New Flow Battery Could Back-Up Local Grids, Power Cars and Trains
A new zinc-polyiodide redox flow battery developed at the Pacific Northwest National Laboratory (PNNL) has nearly the energy density of lithium-ion batteries, and is inherently fire safe. With further development, this small, energy-dense battery could be used to strengthen and back-up local power grids. It might also power cars and trucks, as well as trains.
Like other flow batteries, the zinc-polyiodide version generates power by pumping a pair of liquid electrolytes from individual tanks into separate sections inside a common container. The two liquids the research team used as electrolytes in a demonstration battery were zinc-polyiodide and zinc-iodide. A semipermeable membrane separates the sections but permits zinc ions to pass through to the negative (anode side) and create electricity through chemical reactions.
The demonstration battery put out more energy than today’s most commonly used flow batteries: the zinc-bromide and vanadium batteries. It also put out nearly 70% of the power of a lithium-ion battery.
For comparison, the new battery discharged 167 watt-hours per liter of electrolyte. A zinc bromide discharges 70 watt-hours per liter, and a vanadium flow battery creates about 20 watt-hours per liter. The new battery could also be improved, pushing its output to 322 watt-hours per liter, by adding more chemicals to make the electrolyte solutions stronger.
PNNL’s battery has several advantages over other flow batteries. It is safer for people and the environment because it does not use acidic electrolytes. The water-based liquids it does use make the battery almost impossible to set on fire, unlike lithium-ion batteries that can overheat and ignite. The electrolytes are not corrosive, so there’s no need for expensive materials to contain or pump them.
The new battery also works in temperatures ranging from -4°F to 122°F, a much wider climactic range than other battery chemistries which require heating or cooling systems to operate. Such additional components cut into a battery’s net power production.
The team ran into one problem—a build-up of metallic zinc that grew from the battery’s negative electrode and went through the membrane. The metallic zinc contamination made the battery less efficient. Researchers reduced the buildup, called zinc dendrite, by adding alcohol to the electrolyte solution.

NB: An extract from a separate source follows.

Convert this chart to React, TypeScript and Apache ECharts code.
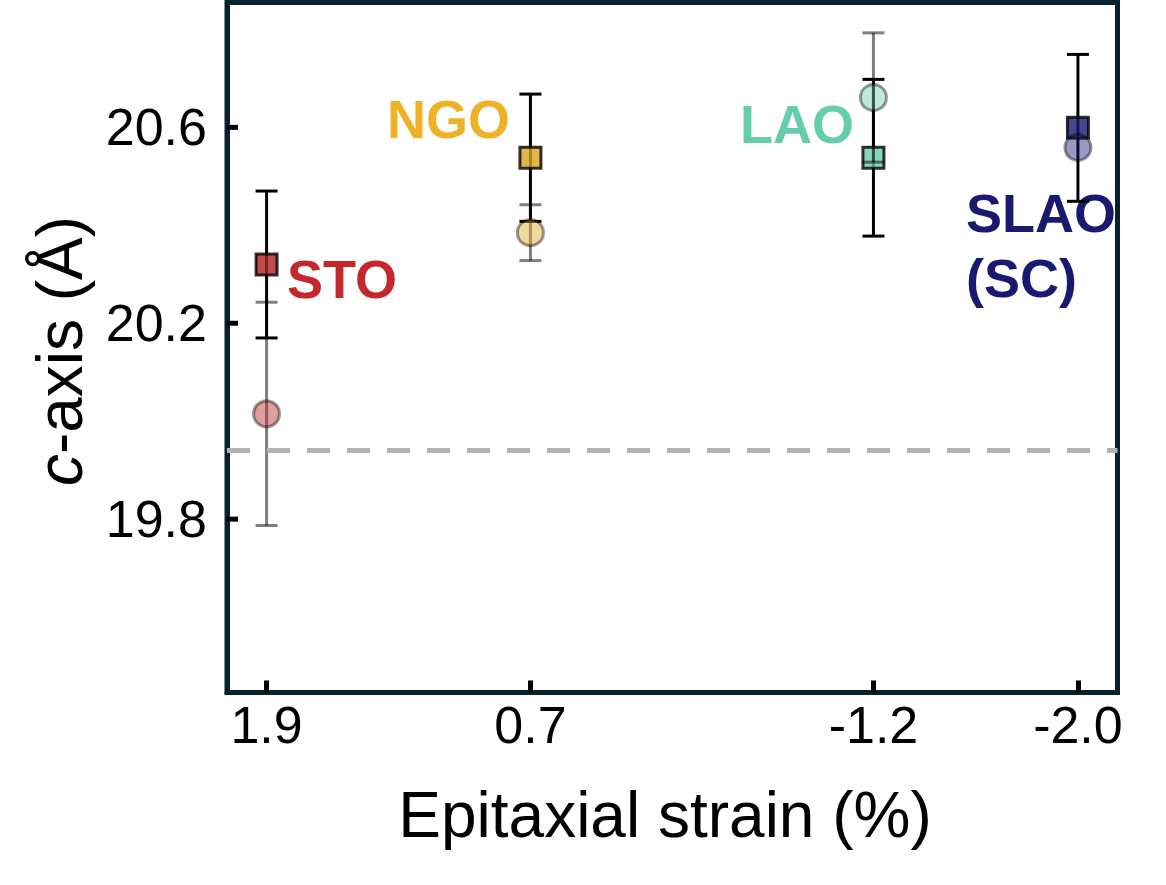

Managing the problem of zinc dendrite formation will be one key to making zinc-polyiodide batteries usable in the real world. Researchers will continue to experiment with different alcohols and other additives, as well as use advanced instruments to characterize how the battery's materials respond to them. Some of the advanced tools they use to characterize the new battery's chemical interactions include nuclear magnetic resonance, Raman spectroscopy, mass spectroscopy, and more. The team will also build a larger, 100-watt-hour model of the battery for additional testing.
This research program was funded by the Department of Energy's Office of Electricity Delivery and Energy Reliability.